**DESCRIPTION OF THE TASK**
Starting with the first line of the data below, copy each line up to and including the one containing "data = [T0, THmx, Tz, Tp]". Pictures stay out.

**RAW DATA**
*****

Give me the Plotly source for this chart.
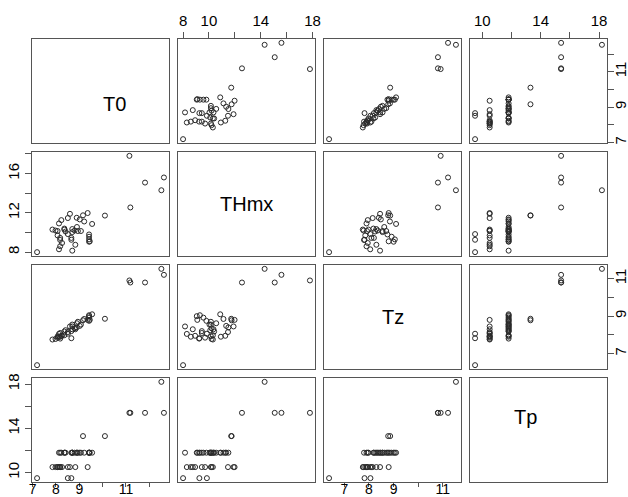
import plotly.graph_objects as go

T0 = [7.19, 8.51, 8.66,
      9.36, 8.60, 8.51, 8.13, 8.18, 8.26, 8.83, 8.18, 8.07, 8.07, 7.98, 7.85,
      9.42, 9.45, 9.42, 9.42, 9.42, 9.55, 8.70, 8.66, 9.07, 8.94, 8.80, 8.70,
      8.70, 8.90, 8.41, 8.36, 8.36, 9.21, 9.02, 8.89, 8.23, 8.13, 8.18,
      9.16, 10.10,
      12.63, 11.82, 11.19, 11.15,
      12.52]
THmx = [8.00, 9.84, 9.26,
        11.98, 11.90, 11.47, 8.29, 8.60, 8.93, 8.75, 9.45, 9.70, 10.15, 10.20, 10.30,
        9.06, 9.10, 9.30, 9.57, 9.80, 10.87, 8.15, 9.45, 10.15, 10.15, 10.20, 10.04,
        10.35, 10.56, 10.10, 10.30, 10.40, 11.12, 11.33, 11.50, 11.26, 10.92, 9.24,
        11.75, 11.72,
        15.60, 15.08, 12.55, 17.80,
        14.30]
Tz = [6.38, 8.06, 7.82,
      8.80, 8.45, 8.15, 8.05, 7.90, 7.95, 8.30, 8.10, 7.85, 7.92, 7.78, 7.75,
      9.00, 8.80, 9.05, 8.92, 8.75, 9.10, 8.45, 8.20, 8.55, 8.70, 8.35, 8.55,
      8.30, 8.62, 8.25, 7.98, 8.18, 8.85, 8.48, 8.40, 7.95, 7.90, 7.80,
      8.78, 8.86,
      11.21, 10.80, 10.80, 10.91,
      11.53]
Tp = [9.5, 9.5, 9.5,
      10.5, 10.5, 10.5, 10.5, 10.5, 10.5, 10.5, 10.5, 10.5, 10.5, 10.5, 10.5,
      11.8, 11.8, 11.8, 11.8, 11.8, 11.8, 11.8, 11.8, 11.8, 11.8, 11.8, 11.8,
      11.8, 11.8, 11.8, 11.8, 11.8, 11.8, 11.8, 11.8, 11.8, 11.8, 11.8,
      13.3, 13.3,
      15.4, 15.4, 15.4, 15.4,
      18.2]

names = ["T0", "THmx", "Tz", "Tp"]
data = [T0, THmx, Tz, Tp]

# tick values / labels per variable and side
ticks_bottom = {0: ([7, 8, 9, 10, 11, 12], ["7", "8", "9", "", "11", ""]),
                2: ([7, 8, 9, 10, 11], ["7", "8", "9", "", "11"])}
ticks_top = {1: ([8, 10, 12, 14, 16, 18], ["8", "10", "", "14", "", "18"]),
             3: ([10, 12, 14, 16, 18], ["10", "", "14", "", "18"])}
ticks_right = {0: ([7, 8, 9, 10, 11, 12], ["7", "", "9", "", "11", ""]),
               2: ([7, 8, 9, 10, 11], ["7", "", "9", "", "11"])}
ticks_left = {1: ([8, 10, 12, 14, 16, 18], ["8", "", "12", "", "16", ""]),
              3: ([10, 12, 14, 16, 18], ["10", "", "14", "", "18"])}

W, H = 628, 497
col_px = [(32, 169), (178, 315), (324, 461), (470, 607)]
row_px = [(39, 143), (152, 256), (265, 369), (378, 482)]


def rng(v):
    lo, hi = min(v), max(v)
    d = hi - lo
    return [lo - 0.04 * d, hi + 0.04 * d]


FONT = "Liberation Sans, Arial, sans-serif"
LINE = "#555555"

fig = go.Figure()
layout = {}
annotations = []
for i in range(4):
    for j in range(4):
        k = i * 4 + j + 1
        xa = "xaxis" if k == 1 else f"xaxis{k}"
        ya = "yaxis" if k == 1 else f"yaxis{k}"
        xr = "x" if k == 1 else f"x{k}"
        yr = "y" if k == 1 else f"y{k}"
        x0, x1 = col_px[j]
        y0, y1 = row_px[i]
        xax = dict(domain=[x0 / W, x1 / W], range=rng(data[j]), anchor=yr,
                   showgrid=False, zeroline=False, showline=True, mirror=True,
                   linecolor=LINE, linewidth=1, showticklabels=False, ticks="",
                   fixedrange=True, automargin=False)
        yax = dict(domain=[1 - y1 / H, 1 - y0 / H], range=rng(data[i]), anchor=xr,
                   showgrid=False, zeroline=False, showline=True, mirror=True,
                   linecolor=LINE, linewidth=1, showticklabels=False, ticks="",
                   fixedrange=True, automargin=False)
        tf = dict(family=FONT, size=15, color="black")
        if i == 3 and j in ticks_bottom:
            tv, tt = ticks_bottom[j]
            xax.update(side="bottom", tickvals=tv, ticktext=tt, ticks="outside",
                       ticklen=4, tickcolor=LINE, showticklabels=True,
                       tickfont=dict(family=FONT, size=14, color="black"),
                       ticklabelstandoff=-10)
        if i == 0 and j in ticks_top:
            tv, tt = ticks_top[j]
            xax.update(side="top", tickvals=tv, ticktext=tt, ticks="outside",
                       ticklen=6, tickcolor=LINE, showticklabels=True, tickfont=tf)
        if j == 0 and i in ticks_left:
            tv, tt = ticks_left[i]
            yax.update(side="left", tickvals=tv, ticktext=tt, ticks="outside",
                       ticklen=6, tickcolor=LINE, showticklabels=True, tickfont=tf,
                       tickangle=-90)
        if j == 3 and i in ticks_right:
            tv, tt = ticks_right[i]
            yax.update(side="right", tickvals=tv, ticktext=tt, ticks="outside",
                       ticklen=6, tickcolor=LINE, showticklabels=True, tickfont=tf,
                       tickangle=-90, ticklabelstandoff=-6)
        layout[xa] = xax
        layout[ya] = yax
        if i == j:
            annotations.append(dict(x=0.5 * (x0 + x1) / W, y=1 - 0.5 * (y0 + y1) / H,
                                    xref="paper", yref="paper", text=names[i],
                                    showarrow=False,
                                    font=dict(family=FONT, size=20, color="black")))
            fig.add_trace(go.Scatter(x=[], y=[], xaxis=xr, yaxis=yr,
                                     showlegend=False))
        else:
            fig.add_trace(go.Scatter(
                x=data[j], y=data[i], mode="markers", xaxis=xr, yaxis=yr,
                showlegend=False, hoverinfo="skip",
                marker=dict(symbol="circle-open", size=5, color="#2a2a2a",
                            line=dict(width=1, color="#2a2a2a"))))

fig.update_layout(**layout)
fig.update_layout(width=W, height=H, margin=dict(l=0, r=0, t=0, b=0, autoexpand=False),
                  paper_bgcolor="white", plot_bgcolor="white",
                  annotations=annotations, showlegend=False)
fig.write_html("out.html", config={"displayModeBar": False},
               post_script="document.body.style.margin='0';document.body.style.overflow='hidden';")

*****

**FULL ANSWER**
Give me the Plotly source for this chart.
import plotly.graph_objects as go

T0 = [7.19, 8.51, 8.66,
      9.36, 8.60, 8.51, 8.13, 8.18, 8.26, 8.83, 8.18, 8.07, 8.07, 7.98, 7.85,
      9.42, 9.45, 9.42, 9.42, 9.42, 9.55, 8.70, 8.66, 9.07, 8.94, 8.80, 8.70,
      8.70, 8.90, 8.41, 8.36, 8.36, 9.21, 9.02, 8.89, 8.23, 8.13, 8.18,
      9.16, 10.10,
      12.63, 11.82, 11.19, 11.15,
      12.52]
THmx = [8.00, 9.84, 9.26,
        11.98, 11.90, 11.47, 8.29, 8.60, 8.93, 8.75, 9.45, 9.70, 10.15, 10.20, 10.30,
        9.06, 9.10, 9.30, 9.57, 9.80, 10.87, 8.15, 9.45, 10.15, 10.15, 10.20, 10.04,
        10.35, 10.56, 10.10, 10.30, 10.40, 11.12, 11.33, 11.50, 11.26, 10.92, 9.24,
        11.75, 11.72,
        15.60, 15.08, 12.55, 17.80,
        14.30]
Tz = [6.38, 8.06, 7.82,
      8.80, 8.45, 8.15, 8.05, 7.90, 7.95, 8.30, 8.10, 7.85, 7.92, 7.78, 7.75,
      9.00, 8.80, 9.05, 8.92, 8.75, 9.10, 8.45, 8.20, 8.55, 8.70, 8.35, 8.55,
      8.30, 8.62, 8.25, 7.98, 8.18, 8.85, 8.48, 8.40, 7.95, 7.90, 7.80,
      8.78, 8.86,
      11.21, 10.80, 10.80, 10.91,
      11.53]
Tp = [9.5, 9.5, 9.5,
      10.5, 10.5, 10.5, 10.5, 10.5, 10.5, 10.5, 10.5, 10.5, 10.5, 10.5, 10.5,
      11.8, 11.8, 11.8, 11.8, 11.8, 11.8, 11.8, 11.8, 11.8, 11.8, 11.8, 11.8,
      11.8, 11.8, 11.8, 11.8, 11.8, 11.8, 11.8, 11.8, 11.8, 11.8, 11.8,
      13.3, 13.3,
      15.4, 15.4, 15.4, 15.4,
      18.2]

names = ["T0", "THmx", "Tz", "Tp"]
data = [T0, THmx, Tz, Tp]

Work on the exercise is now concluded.